Orchestrator Agents and Fraud Analysis Agents
Agentic Fraud Reasoning uses two main concepts:
| Concept | Purpose |
|---|---|
| Orchestrator Agent | Coordinates fraud analysis for selected document types and works with assigned fraud analysis agents. |
| Fraud Analysis Agent | Performs a specific fraud analysis task or investigation role as part of the assessment. |
An Orchestrator Agent can be assigned to document types such as passports, ID cards, or driver licenses. It coordinates the analysis and uses assigned Fraud Analysis Agents to produce a structured result.
A Fraud Analysis Agent focuses on a specific type of analysis. For example, an agent may be configured as a searcher or crawler depending on its role in the fraud analysis process.
Detailed configuration is covered in the Orchestrator Agents and Fraud Analysis Agents guides.
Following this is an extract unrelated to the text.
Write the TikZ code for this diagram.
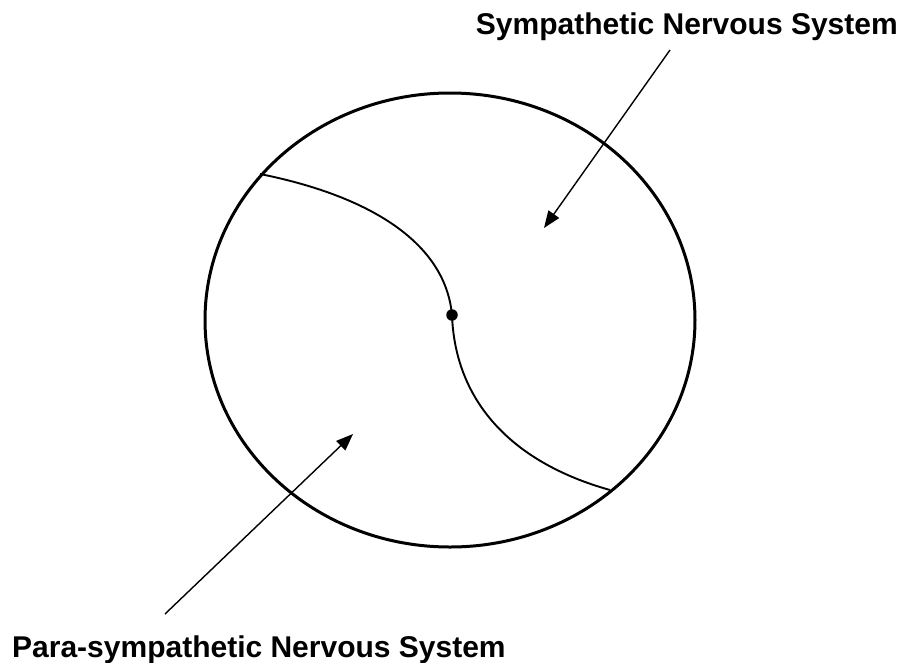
\documentclass[tikz,border=0pt]{standalone}
\usepackage{fontspec}
\setmainfont{Liberation Sans}
\usetikzlibrary{arrows.meta}
\tikzset{
  lbl/.style={font=\fontsize{30}{36}\selectfont\bfseries, inner sep=0pt},
  pointer/.style={line width=1.4pt, -{Triangle[length=17pt,width=13pt]}},
  divider/.style={line width=1.9pt},
  outline/.style={line width=3pt}
}
\begin{document}
\begin{tikzpicture}[x=1pt,y=-1pt]
\useasboundingbox (0,0) rectangle (903,662);
\draw[outline] (450,320) ellipse [x radius=245, y radius=227];
\node[circle, fill=black, inner sep=0pt, minimum size=11.5pt] (hub) at (452,315) {};
\coordinate (topend) at (260,174);
\coordinate (botend) at (610,490);
\draw[divider] (topend) .. controls (365,195) and (445,240) .. (hub.center);
\draw[divider] (hub.center) .. controls (455,400) and (510,462) .. (botend);
\node[lbl, anchor=base east] (symp) at (898,34) {Sympathetic Nervous System};
\node[lbl, anchor=base west] (para) at (12,657) {Para-sympathetic Nervous System};
\coordinate (s1) at (670,50);
\coordinate (s2) at (544,228);
\coordinate (p1) at (165,614);
\coordinate (p2) at (353,434);
\draw[pointer] (s1) -- (s2);
\draw[pointer] (p1) -- (p2);
\end{tikzpicture}
\end{document}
Where Agentic Fraud Reasoning appears
Agentic Fraud Reasoning can appear in several areas of the dashboard, depending on the workspace configuration.
Common areas include:
- the Agentic Fraud Reasoning dashboard area
- document detail views where fraud reasoning results are shown
- configuration areas where agents or orchestrators are managed
The main dashboard pages help admins manage the available fraud analysis agents, configure orchestrators, and review how agents are assigned.
What results it produces
A completed Agentic Fraud Reasoning analysis can include:
| Result | Description |
|---|---|
| Fraud Score | A numeric indicator of assessed fraud risk. Higher scores indicate higher risk. |
| Decision | A suggested outcome, such as accept, reject, or manual review. |
| Confidence | How confident the analysis is in the assessment. |
| Reasoning | Plain-language explanation of why the result was produced. |
| Red Flags | Suspicious indicators identified during analysis. |
| Evidence | Supporting information used to explain the result. |
| Recommendations | Suggested next steps for review or follow-up. |
| Operator Summary | Summary of findings from the fraud analysis agents involved. |
These results are intended to help admins understand the fraud assessment and decide what action should be taken.
Detailed result interpretation is covered in the Understanding fraud analysis results guide.
How it differs from related Bynn features
Agentic Fraud Reasoning works alongside other Bynn document features, but it has a different purpose.
| Feature | Main purpose |
|---|---|
| Document Fraud Detection | Performs standard fraud checks on submitted documents. |
| Agentic Fraud Reasoning | Adds AI-assisted reasoning, evidence, and explanation around fraud risk. |
| AI Agent Validation | Checks whether a submitted document meets configured acceptance or rejection criteria. |
| Document Data Extraction | Extracts configured values from documents and saves them as workflow data. |
In simple terms:
- Document Fraud Detection checks the document for fraud indicators.
- Agentic Fraud Reasoning explains and reasons about fraud risk.
- AI Agent Validation checks whether the document meets configured rules.
- Document Data Extraction reads values from the document.
Detailed comparisons are covered in the Relationship to other Bynn features guide.
When to use Agentic Fraud Reasoning
Use Agentic Fraud Reasoning when your team needs more context around document fraud risk than a basic score or pass/fail result can provide.
It is especially useful when reviewers need to understand:
- why a document was flagged
- which indicators contributed to the result
- whether a document should be escalated to manual review
- how confident the analysis is
- what supporting evidence was found
Agentic Fraud Reasoning is best used as part of a broader review process that may also include document fraud checks, identity verification, document validation, and manual review.
Important limitations
Agentic Fraud Reasoning is AI-assisted and should not be treated as a guarantee that a document is genuine or fraudulent.
Customers should keep the following in mind:
- fraud scores and decisions are assessments, not legal conclusions
- high-risk or unclear results should be reviewed by a human
- low-risk results do not guarantee that a document is authentic
- document quality, completeness, and readability can affect analysis quality
- results should be considered together with other verification data and workflow context
For high-impact decisions, use Agentic Fraud Reasoning as decision support rather than the only basis for approval or rejection.